*Your task:* Output the data word for word, dropping every image.

↓

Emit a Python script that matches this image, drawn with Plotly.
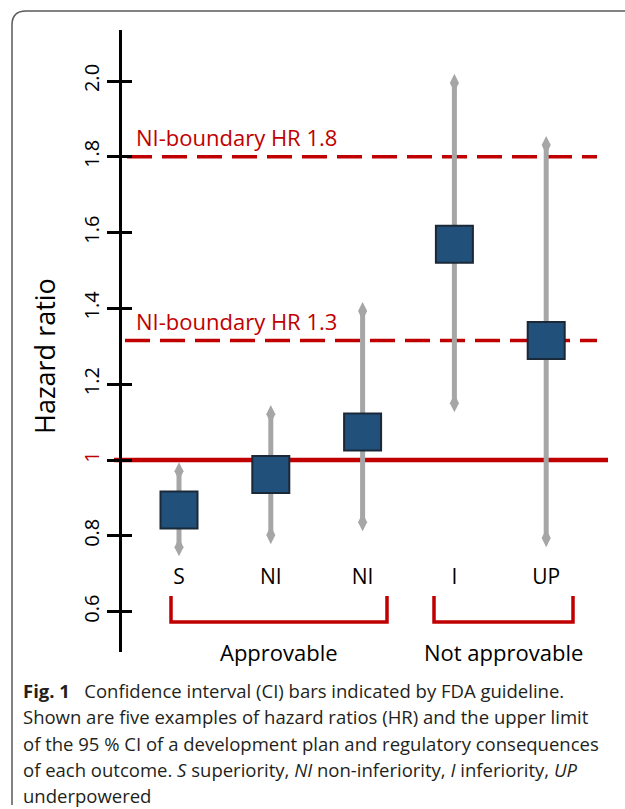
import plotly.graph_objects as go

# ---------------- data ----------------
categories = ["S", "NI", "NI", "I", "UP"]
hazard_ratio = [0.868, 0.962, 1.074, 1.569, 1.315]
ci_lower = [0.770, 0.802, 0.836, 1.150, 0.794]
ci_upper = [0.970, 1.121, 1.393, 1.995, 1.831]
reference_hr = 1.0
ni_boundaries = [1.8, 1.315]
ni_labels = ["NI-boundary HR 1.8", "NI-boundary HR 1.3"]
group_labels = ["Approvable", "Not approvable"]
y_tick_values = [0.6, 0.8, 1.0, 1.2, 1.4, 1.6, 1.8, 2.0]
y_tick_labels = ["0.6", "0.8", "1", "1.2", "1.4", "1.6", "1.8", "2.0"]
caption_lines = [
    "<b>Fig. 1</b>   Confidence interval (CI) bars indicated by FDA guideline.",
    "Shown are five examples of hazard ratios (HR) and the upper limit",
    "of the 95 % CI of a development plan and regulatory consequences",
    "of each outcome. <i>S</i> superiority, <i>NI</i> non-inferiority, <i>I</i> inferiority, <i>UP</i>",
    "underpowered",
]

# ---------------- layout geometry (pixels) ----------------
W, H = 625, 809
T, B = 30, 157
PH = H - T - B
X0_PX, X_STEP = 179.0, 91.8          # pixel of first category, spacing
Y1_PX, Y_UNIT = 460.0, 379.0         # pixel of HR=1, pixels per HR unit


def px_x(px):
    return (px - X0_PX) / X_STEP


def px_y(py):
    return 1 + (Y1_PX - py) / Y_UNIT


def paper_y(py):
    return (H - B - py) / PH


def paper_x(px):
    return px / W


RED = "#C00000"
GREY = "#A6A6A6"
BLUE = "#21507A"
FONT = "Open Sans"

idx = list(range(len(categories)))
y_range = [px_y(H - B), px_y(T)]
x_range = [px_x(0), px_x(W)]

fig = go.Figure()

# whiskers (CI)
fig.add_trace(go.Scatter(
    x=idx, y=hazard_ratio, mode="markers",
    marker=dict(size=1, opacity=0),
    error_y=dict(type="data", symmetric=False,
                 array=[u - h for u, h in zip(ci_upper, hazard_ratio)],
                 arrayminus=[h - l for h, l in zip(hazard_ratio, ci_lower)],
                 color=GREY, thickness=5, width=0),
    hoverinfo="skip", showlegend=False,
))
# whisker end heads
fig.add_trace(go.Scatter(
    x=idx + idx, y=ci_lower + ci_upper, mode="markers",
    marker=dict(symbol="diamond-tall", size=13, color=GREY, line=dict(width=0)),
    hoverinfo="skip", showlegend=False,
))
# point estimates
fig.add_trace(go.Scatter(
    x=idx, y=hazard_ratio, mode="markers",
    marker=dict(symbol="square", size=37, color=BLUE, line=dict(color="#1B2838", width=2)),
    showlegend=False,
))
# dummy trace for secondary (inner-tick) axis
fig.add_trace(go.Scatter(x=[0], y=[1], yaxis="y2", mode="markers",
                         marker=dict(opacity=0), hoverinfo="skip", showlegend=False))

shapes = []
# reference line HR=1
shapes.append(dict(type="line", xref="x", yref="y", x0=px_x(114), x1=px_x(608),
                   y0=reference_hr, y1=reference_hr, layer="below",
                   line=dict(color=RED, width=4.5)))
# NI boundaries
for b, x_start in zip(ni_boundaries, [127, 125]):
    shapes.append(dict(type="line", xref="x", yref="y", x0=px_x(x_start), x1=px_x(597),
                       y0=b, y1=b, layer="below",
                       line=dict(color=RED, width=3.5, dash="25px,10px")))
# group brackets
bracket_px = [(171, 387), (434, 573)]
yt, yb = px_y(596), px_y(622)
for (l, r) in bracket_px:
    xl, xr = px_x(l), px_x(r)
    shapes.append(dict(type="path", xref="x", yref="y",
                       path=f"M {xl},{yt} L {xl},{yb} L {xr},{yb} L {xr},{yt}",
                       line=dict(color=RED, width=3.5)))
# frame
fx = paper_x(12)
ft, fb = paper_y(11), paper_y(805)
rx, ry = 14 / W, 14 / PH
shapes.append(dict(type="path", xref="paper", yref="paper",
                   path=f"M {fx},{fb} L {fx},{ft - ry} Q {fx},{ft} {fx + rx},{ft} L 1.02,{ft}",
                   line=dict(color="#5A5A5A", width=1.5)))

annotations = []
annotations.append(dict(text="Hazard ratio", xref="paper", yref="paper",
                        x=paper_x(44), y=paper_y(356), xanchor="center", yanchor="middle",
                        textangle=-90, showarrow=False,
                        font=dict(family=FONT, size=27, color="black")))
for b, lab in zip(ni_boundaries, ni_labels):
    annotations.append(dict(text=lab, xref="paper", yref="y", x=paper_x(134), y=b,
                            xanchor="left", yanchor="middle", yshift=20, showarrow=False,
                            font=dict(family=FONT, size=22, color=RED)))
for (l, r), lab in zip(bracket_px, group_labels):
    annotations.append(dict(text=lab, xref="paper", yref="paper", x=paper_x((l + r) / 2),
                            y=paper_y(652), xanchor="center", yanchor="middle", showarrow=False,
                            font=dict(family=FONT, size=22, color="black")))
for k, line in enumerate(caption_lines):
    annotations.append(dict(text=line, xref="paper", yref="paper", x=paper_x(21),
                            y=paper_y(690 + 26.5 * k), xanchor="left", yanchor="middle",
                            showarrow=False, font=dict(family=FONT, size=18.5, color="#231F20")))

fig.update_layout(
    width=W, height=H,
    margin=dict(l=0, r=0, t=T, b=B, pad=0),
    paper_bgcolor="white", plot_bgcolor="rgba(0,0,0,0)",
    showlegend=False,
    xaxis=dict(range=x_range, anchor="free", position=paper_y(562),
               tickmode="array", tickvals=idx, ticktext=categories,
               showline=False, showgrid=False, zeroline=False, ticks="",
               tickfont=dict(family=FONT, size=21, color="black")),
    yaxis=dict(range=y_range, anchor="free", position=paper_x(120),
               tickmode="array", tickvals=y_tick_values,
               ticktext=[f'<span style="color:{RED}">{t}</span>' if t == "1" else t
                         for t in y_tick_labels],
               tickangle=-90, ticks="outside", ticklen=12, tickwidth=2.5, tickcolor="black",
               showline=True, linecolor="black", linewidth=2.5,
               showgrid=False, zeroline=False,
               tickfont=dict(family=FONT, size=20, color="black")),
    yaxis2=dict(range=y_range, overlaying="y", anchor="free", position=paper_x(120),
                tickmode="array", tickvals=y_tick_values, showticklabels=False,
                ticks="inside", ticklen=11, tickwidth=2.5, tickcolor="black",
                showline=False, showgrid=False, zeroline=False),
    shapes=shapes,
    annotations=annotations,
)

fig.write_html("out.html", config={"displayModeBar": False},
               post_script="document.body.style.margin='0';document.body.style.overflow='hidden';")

↑

*Result for this exercise:*
Emit a Python script that matches this image, drawn with Plotly.
import plotly.graph_objects as go

# ---------------- data ----------------
categories = ["S", "NI", "NI", "I", "UP"]
hazard_ratio = [0.868, 0.962, 1.074, 1.569, 1.315]
ci_lower = [0.770, 0.802, 0.836, 1.150, 0.794]
ci_upper = [0.970, 1.121, 1.393, 1.995, 1.831]
reference_hr = 1.0
ni_boundaries = [1.8, 1.315]
ni_labels = ["NI-boundary HR 1.8", "NI-boundary HR 1.3"]
group_labels = ["Approvable", "Not approvable"]
y_tick_values = [0.6, 0.8, 1.0, 1.2, 1.4, 1.6, 1.8, 2.0]
y_tick_labels = ["0.6", "0.8", "1", "1.2", "1.4", "1.6", "1.8", "2.0"]
caption_lines = [
    "<b>Fig. 1</b>   Confidence interval (CI) bars indicated by FDA guideline.",
    "Shown are five examples of hazard ratios (HR) and the upper limit",
    "of the 95 % CI of a development plan and regulatory consequences",
    "of each outcome. <i>S</i> superiority, <i>NI</i> non-inferiority, <i>I</i> inferiority, <i>UP</i>",
    "underpowered",
]

# ---------------- layout geometry (pixels) ----------------
W, H = 625, 809
T, B = 30, 157
PH = H - T - B
X0_PX, X_STEP = 179.0, 91.8          # pixel of first category, spacing
Y1_PX, Y_UNIT = 460.0, 379.0         # pixel of HR=1, pixels per HR unit


def px_x(px):
    return (px - X0_PX) / X_STEP


def px_y(py):
    return 1 + (Y1_PX - py) / Y_UNIT


def paper_y(py):
    return (H - B - py) / PH


def paper_x(px):
    return px / W


RED = "#C00000"
GREY = "#A6A6A6"
BLUE = "#21507A"
FONT = "Open Sans"

idx = list(range(len(categories)))
y_range = [px_y(H - B), px_y(T)]
x_range = [px_x(0), px_x(W)]

fig = go.Figure()

# whiskers (CI)
fig.add_trace(go.Scatter(
    x=idx, y=hazard_ratio, mode="markers",
    marker=dict(size=1, opacity=0),
    error_y=dict(type="data", symmetric=False,
                 array=[u - h for u, h in zip(ci_upper, hazard_ratio)],
                 arrayminus=[h - l for h, l in zip(hazard_ratio, ci_lower)],
                 color=GREY, thickness=5, width=0),
    hoverinfo="skip", showlegend=False,
))
# whisker end heads
fig.add_trace(go.Scatter(
    x=idx + idx, y=ci_lower + ci_upper, mode="markers",
    marker=dict(symbol="diamond-tall", size=13, color=GREY, line=dict(width=0)),
    hoverinfo="skip", showlegend=False,
))
# point estimates
fig.add_trace(go.Scatter(
    x=idx, y=hazard_ratio, mode="markers",
    marker=dict(symbol="square", size=37, color=BLUE, line=dict(color="#1B2838", width=2)),
    showlegend=False,
))
# dummy trace for secondary (inner-tick) axis
fig.add_trace(go.Scatter(x=[0], y=[1], yaxis="y2", mode="markers",
                         marker=dict(opacity=0), hoverinfo="skip", showlegend=False))

shapes = []
# reference line HR=1
shapes.append(dict(type="line", xref="x", yref="y", x0=px_x(114), x1=px_x(608),
                   y0=reference_hr, y1=reference_hr, layer="below",
                   line=dict(color=RED, width=4.5)))
# NI boundaries
for b, x_start in zip(ni_boundaries, [127, 125]):
    shapes.append(dict(type="line", xref="x", yref="y", x0=px_x(x_start), x1=px_x(597),
                       y0=b, y1=b, layer="below",
                       line=dict(color=RED, width=3.5, dash="25px,10px")))
# group brackets
bracket_px = [(171, 387), (434, 573)]
yt, yb = px_y(596), px_y(622)
for (l, r) in bracket_px:
    xl, xr = px_x(l), px_x(r)
    shapes.append(dict(type="path", xref="x", yref="y",
                       path=f"M {xl},{yt} L {xl},{yb} L {xr},{yb} L {xr},{yt}",
                       line=dict(color=RED, width=3.5)))
# frame
fx = paper_x(12)
ft, fb = paper_y(11), paper_y(805)
rx, ry = 14 / W, 14 / PH
shapes.append(dict(type="path", xref="paper", yref="paper",
                   path=f"M {fx},{fb} L {fx},{ft - ry} Q {fx},{ft} {fx + rx},{ft} L 1.02,{ft}",
                   line=dict(color="#5A5A5A", width=1.5)))

annotations = []
annotations.append(dict(text="Hazard ratio", xref="paper", yref="paper",
                        x=paper_x(44), y=paper_y(356), xanchor="center", yanchor="middle",
                        textangle=-90, showarrow=False,
                        font=dict(family=FONT, size=27, color="black")))
for b, lab in zip(ni_boundaries, ni_labels):
    annotations.append(dict(text=lab, xref="paper", yref="y", x=paper_x(134), y=b,
                            xanchor="left", yanchor="middle", yshift=20, showarrow=False,
                            font=dict(family=FONT, size=22, color=RED)))
for (l, r), lab in zip(bracket_px, group_labels):
    annotations.append(dict(text=lab, xref="paper", yref="paper", x=paper_x((l + r) / 2),
                            y=paper_y(652), xanchor="center", yanchor="middle", showarrow=False,
                            font=dict(family=FONT, size=22, color="black")))
for k, line in enumerate(caption_lines):
    annotations.append(dict(text=line, xref="paper", yref="paper", x=paper_x(21),
                            y=paper_y(690 + 26.5 * k), xanchor="left", yanchor="middle",
                            showarrow=False, font=dict(family=FONT, size=18.5, color="#231F20")))

fig.update_layout(
    width=W, height=H,
    margin=dict(l=0, r=0, t=T, b=B, pad=0),
    paper_bgcolor="white", plot_bgcolor="rgba(0,0,0,0)",
    showlegend=False,
    xaxis=dict(range=x_range, anchor="free", position=paper_y(562),
               tickmode="array", tickvals=idx, ticktext=categories,
               showline=False, showgrid=False, zeroline=False, ticks="",
               tickfont=dict(family=FONT, size=21, color="black")),
    yaxis=dict(range=y_range, anchor="free", position=paper_x(120),
               tickmode="array", tickvals=y_tick_values,
               ticktext=[f'<span style="color:{RED}">{t}</span>' if t == "1" else t
                         for t in y_tick_labels],
               tickangle=-90, ticks="outside", ticklen=12, tickwidth=2.5, tickcolor="black",
               showline=True, linecolor="black", linewidth=2.5,
               showgrid=False, zeroline=False,
               tickfont=dict(family=FONT, size=20, color="black")),
    yaxis2=dict(range=y_range, overlaying="y", anchor="free", position=paper_x(120),
                tickmode="array", tickvals=y_tick_values, showticklabels=False,
                ticks="inside", ticklen=11, tickwidth=2.5, tickcolor="black",
                showline=False, showgrid=False, zeroline=False),
    shapes=shapes,
    annotations=annotations,
)

fig.write_html("out.html", config={"displayModeBar": False},
               post_script="document.body.style.margin='0';document.body.style.overflow='hidden';")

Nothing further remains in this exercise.